Today we will write about cluster analysis with Hierarchical Clustering widget. We use a well-known Iris data set, which contains 150 Iris flowers, each belonging to one of the three species (setosa, versicolor and virginica). To an untrained eye the three species are very alike, so how could we best tell them apart? The data set contains measurements of sepal and petal dimensions (width and length) and we assume that these gives rise to interesting clustering. But is this so?

Hierarchical Clustering workflow

To find clusters, we feed the data from the File widget to Distances and then into Hierarchical Clustering. The last widget in our workflow visualizes hierarchical clustering dendrogram. In the dendrogram, let us annotate the branches with the corresponding Iris species (Annotation = Iris). We see that not all the clusters are composed of the same actual class - there are some mixed clusters with both virginicas and versicolors.

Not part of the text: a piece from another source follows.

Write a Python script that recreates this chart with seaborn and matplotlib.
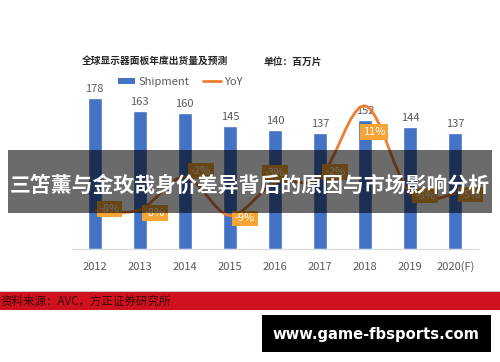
import matplotlib
matplotlib.use("Agg")
import matplotlib.pyplot as plt
from matplotlib.patches import Rectangle, Patch, PathPatch
from matplotlib.lines import Line2D
from matplotlib.path import Path
import numpy as np
import pandas as pd
import seaborn as sns

# data
years = ["2012", "2013", "2014", "2015", "2016", "2017", "2018", "2019", "2020(F)"]
shipment = [178, 163, 160, 145, 140, 137, 152, 144, 137]
yoy = [-8, -8, -2, -9, -3, -2, 11, -5, -5]

chart_title = "全球显示器面板年度出货量及预测"
unit_text = "单位：百万片"
banner_text = "三笘薰与金玫哉身价差异背后的原因与市场影响分析"
source_text = "资料来源：AVC，方正证券研究所"
site_text = "www.game-fbsports.com"

BLUE = "#4472C4"
ORANGE = "#ED7D31"
BOX = "#F6A534"
GRAY = "#595959"

sns.set_theme(style="white")
plt.rcParams['font.family'] = ['Noto Sans CJK SC', 'DejaVu Sans']

W, H = 500, 362
fig = plt.figure(figsize=(W / 100, H / 100), dpi=100)
fig.patch.set_facecolor("white")

def px_box(x0, y0, x1, y1):
    # pixel box (top-left origin) -> figure fraction rect
    return [x0 / W, 1 - y1 / H, (x1 - x0) / W, (y1 - y0) / H]

ax = fig.add_axes(px_box(72, 90, 478, 249))
df = pd.DataFrame({"year": years, "shipment": shipment, "yoy": yoy})

sns.barplot(data=df, x="year", y="shipment", color=BLUE, width=0.31,
            saturation=1, ax=ax, zorder=2)
ax.set_xlim(-0.5, len(years) - 0.5)
ax.set_ylim(0, 187.5)
ax.bar_label(ax.containers[0], padding=3, fontsize=8, color=GRAY)
ax.set_xlabel("")
ax.set_ylabel("")
ax.set_yticks([])
ax.tick_params(axis="x", length=0, pad=9, labelsize=8, labelcolor=GRAY)
for s in ["top", "right", "left"]:
    ax.spines[s].set_visible(False)
ax.spines["bottom"].set_color("#D9D9D9")
ax.spines["bottom"].set_linewidth(0.8)
ax.set_facecolor("none")

# YoY on secondary axis, smoothed like Excel
ax2 = ax.twinx()
ax2.set_ylim(-15.13, 13.92)
ax2.set_axis_off()
xs = np.arange(len(yoy), dtype=float)
ys = np.array(yoy, dtype=float)
verts = [(xs[0], ys[0])]
codes = [Path.MOVETO]
for i in range(len(xs) - 1):
    p0 = np.array([xs[max(i - 1, 0)], ys[max(i - 1, 0)]])
    p1 = np.array([xs[i], ys[i]])
    p2 = np.array([xs[i + 1], ys[i + 1]])
    p3 = np.array([xs[min(i + 2, len(xs) - 1)], ys[min(i + 2, len(xs) - 1)]])
    c1 = p1 + (p2 - p0) / 6
    c2 = p2 - (p3 - p1) / 6
    verts += [tuple(c1), tuple(c2), tuple(p2)]
    codes += [Path.CURVE4] * 3
ax2.add_patch(PathPatch(Path(verts, codes), facecolor="none", edgecolor=ORANGE,
                        lw=2, zorder=3))

label_offsets = [(15, 1), (15, -3), (16, 6), (15, -3), (0, 10), (15, 5), (9, -26), (15, -2), (15, -1)]
for i, v in enumerate(yoy):
    ax2.annotate(f"{v}%", (i, v), xytext=label_offsets[i], textcoords="offset pixels",
                 ha="center", va="center", fontsize=8, color="white", zorder=4,
                 bbox=dict(boxstyle="square,pad=0.25", fc=BOX, ec="none"))

# titles and legend
fig.text(82 / W, 1 - 62 / H, chart_title, fontsize=7, fontweight="bold",
         color="#262626", va="center", ha="left")
fig.text(263 / W, 1 - 62 / H, unit_text, fontsize=7, fontweight="bold",
         color="#262626", va="center", ha="left")
handles = [Patch(facecolor=BLUE, edgecolor="none", label="Shipment"),
           Line2D([0], [0], color=ORANGE, lw=2, label="YoY")]
leg = fig.legend(handles=handles, loc="center", bbox_to_anchor=(180 / W, 1 - 82 / H),
                 ncol=2, frameon=False, fontsize=8, handlelength=1.6, handleheight=0.5,
                 columnspacing=1.2, handletextpad=0.3)
for t in leg.get_texts():
    t.set_color(GRAY)

# dark banner over the chart
fig.add_artist(Rectangle((8 / W, 1 - 213 / H), 484 / W, 63 / H, transform=fig.transFigure,
                         facecolor="black", alpha=0.58, edgecolor="none", zorder=10))
fig.text(250 / W, 1 - 185 / H, banner_text, fontsize=15, fontweight="bold", color="white",
         ha="center", va="center", zorder=11)

# red source band
fig.add_artist(Line2D([0, 1], [1 - 291 / H] * 2, color="#CCCCCC", lw=0.8,
                      transform=fig.transFigure, zorder=10))
fig.add_artist(Rectangle((0, 1 - 310 / H), 1, 18 / H, transform=fig.transFigure,
                         facecolor="#D0121F", edgecolor="none", zorder=10))
fig.text(0, 1 - 301 / H, source_text, fontsize=8.3, color="#3A0508",
         ha="left", va="center", zorder=11)

# site box
fig.add_artist(Rectangle((262 / W, 1 - 352 / H), 229 / W, 37 / H, transform=fig.transFigure,
                         facecolor="black", edgecolor="none", zorder=10))
fig.text(376 / W, 1 - 334 / H, site_text, fontsize=10.6, fontweight="bold", color="white",
         ha="center", va="center", zorder=11, family=["DejaVu Sans"])

fig.savefig("out.png", dpi=100)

Selected clusters in Hierarchical Clustering widget

To see these clusters, we select them in Hierarchical Clustering widget by clicking on a branch. Selected data will be fed into the output of this widget. Let us inspect the data we have selected by adding Scatter Plot and PCA widgets. If we draw a Data Table directly from Hierarchical Clustering, we see the selected instances and the clusters they belong to. But if we first add the PCA widget, which decomposes the data into principal components, and then connect it to Scatter Plot, we will see the selected instances in the adjusted scatter plot (where principal components are used for x and y-axis).

Select other clusters in Hierarchical Clustering widget to see how the scatter plot visualization changes. This allows for an interesting explorative data analysis through a combination of widgets for unsupervised learning and visualizations.